— start Material shown —

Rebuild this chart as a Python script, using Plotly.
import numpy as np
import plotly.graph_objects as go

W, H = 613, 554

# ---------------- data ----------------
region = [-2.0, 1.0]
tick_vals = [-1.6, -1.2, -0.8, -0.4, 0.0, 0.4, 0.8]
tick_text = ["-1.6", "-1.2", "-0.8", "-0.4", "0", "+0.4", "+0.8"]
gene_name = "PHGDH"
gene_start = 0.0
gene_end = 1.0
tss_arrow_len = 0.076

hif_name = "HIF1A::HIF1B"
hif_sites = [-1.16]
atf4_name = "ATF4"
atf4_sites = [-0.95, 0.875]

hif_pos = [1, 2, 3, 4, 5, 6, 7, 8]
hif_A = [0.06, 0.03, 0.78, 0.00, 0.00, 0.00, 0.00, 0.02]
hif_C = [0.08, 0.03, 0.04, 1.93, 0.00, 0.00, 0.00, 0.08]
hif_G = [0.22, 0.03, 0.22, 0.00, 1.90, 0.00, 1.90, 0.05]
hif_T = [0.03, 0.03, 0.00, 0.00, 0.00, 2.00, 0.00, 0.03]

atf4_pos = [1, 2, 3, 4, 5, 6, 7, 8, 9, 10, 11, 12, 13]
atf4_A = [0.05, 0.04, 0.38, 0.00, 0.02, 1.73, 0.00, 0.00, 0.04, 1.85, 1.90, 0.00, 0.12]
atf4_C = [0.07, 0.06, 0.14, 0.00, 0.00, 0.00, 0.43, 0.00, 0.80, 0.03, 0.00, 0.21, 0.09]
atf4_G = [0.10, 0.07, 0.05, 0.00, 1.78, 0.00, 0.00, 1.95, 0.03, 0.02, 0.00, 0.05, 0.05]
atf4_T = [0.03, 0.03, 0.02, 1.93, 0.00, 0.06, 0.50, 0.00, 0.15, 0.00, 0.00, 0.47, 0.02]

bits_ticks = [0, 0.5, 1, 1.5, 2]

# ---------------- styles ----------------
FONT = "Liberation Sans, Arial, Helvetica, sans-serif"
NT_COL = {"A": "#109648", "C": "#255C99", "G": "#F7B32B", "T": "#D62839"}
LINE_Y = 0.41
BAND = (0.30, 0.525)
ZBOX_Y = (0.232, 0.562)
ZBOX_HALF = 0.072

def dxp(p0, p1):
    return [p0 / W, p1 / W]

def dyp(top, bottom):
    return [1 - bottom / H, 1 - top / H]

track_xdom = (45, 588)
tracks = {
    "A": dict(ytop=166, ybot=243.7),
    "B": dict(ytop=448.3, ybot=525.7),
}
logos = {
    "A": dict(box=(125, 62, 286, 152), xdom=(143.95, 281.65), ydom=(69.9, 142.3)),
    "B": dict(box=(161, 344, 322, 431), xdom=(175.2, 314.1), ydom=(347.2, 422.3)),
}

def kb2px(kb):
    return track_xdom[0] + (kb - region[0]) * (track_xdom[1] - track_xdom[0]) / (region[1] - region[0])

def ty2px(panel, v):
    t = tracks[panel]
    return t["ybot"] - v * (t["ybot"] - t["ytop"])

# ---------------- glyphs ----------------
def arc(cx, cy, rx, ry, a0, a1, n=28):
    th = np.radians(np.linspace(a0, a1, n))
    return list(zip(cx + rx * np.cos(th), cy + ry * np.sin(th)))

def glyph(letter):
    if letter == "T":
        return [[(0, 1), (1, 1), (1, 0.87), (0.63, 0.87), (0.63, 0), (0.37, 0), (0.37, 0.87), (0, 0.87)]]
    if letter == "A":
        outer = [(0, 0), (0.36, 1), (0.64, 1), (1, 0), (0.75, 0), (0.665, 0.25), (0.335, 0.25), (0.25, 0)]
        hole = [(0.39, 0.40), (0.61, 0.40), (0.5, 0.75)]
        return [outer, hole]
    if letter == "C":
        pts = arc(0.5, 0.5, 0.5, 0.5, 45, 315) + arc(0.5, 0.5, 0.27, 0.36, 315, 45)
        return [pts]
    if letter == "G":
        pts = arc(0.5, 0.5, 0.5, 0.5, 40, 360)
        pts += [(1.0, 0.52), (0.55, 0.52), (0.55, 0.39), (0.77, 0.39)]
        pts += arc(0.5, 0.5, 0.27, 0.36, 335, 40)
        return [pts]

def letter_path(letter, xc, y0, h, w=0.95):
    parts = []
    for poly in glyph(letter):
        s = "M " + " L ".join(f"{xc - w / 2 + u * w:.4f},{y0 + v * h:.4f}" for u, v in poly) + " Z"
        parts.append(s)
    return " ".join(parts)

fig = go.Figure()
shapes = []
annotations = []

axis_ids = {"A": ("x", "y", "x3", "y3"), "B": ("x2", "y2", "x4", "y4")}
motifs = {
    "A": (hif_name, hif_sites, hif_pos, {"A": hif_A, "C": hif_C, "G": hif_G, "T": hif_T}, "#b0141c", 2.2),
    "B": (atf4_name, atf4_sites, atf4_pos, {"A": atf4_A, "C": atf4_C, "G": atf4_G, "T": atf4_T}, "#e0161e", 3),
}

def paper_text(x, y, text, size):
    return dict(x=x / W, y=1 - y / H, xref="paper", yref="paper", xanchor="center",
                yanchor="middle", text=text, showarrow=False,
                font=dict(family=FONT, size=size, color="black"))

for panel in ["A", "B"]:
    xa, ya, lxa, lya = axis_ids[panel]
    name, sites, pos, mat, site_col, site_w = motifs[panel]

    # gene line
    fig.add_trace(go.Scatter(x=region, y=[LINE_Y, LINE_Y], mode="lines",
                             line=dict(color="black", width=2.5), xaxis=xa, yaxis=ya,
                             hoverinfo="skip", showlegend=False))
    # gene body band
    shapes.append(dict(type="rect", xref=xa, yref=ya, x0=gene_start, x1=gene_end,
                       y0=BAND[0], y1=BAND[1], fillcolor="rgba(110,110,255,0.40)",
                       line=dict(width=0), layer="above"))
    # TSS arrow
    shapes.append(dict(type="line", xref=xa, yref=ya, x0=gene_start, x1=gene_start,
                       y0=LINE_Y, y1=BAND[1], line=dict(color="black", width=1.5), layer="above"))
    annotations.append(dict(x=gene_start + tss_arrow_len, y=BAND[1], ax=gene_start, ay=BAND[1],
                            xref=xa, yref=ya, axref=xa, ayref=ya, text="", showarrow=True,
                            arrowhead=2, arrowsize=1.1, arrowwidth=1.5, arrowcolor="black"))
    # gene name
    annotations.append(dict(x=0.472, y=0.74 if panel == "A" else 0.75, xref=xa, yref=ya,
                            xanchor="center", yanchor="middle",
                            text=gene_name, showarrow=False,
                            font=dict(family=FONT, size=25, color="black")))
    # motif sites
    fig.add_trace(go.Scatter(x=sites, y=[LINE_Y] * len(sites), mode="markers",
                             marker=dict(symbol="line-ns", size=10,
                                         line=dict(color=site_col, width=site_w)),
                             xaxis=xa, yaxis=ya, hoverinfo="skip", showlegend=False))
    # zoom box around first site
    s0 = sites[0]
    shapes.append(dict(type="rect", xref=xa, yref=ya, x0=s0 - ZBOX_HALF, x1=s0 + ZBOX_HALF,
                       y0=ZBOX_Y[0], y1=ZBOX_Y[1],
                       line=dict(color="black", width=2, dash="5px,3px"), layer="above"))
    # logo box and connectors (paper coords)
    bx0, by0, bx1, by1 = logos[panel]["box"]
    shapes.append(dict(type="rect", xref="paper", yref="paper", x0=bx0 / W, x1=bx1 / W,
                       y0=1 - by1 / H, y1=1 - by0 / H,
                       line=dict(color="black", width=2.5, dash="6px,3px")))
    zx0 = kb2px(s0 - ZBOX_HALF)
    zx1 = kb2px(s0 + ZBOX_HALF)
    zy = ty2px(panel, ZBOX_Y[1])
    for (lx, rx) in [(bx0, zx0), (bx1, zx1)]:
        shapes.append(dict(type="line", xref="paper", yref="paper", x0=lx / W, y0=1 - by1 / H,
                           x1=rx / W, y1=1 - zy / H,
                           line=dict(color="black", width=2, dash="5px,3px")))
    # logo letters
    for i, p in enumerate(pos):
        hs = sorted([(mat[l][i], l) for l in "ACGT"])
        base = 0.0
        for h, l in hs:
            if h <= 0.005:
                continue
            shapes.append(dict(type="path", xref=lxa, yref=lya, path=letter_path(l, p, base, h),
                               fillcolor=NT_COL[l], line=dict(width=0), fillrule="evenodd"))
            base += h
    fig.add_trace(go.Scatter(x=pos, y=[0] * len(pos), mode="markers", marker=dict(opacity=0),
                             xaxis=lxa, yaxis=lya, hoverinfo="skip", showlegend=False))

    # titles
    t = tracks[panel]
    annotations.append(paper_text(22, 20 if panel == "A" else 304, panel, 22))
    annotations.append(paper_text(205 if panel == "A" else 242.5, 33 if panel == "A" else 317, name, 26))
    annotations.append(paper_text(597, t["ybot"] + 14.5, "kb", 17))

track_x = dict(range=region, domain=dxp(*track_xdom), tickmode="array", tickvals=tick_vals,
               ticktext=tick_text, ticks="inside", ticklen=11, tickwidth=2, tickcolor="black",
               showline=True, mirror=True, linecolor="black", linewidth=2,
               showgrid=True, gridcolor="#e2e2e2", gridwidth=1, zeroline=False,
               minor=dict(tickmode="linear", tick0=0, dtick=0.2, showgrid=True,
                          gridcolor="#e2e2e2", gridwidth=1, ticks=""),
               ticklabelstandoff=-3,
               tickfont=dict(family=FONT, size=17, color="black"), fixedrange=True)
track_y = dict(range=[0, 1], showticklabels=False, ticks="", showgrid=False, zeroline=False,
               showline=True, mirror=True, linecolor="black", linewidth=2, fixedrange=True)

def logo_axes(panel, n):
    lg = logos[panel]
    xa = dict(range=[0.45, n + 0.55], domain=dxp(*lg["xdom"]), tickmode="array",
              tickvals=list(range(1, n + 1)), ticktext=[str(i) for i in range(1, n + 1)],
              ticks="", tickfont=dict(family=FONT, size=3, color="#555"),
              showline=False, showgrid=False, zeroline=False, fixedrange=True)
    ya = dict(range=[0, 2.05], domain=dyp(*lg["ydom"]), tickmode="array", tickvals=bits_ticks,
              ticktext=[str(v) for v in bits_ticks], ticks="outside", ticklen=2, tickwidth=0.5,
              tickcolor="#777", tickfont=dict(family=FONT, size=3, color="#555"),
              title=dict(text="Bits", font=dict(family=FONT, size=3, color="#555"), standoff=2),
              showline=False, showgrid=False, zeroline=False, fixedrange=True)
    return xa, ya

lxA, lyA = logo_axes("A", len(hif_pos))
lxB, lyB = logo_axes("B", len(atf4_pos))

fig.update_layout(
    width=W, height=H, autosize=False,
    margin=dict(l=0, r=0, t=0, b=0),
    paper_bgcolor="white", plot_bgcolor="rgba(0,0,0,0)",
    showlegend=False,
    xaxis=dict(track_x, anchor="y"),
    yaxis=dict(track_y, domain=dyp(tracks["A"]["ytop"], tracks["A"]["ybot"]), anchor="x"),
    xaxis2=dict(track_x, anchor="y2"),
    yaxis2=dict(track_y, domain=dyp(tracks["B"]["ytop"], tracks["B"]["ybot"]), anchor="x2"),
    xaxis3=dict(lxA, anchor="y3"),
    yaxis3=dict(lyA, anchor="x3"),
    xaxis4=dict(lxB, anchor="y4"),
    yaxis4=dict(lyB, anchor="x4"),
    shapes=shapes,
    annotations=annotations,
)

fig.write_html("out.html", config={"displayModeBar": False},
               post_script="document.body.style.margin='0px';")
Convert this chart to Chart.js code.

— end Material shown —

Stated exercise: Set down each line of the material verbatim, from the first line through the line that contains "atf4_sites = [-0.95, 0.875]".

Result of this exercise:
Rebuild this chart as a Python script, using Plotly.
import numpy as np
import plotly.graph_objects as go

W, H = 613, 554

# ---------------- data ----------------
region = [-2.0, 1.0]
tick_vals = [-1.6, -1.2, -0.8, -0.4, 0.0, 0.4, 0.8]
tick_text = ["-1.6", "-1.2", "-0.8", "-0.4", "0", "+0.4", "+0.8"]
gene_name = "PHGDH"
gene_start = 0.0
gene_end = 1.0
tss_arrow_len = 0.076

hif_name = "HIF1A::HIF1B"
hif_sites = [-1.16]
atf4_name = "ATF4"
atf4_sites = [-0.95, 0.875]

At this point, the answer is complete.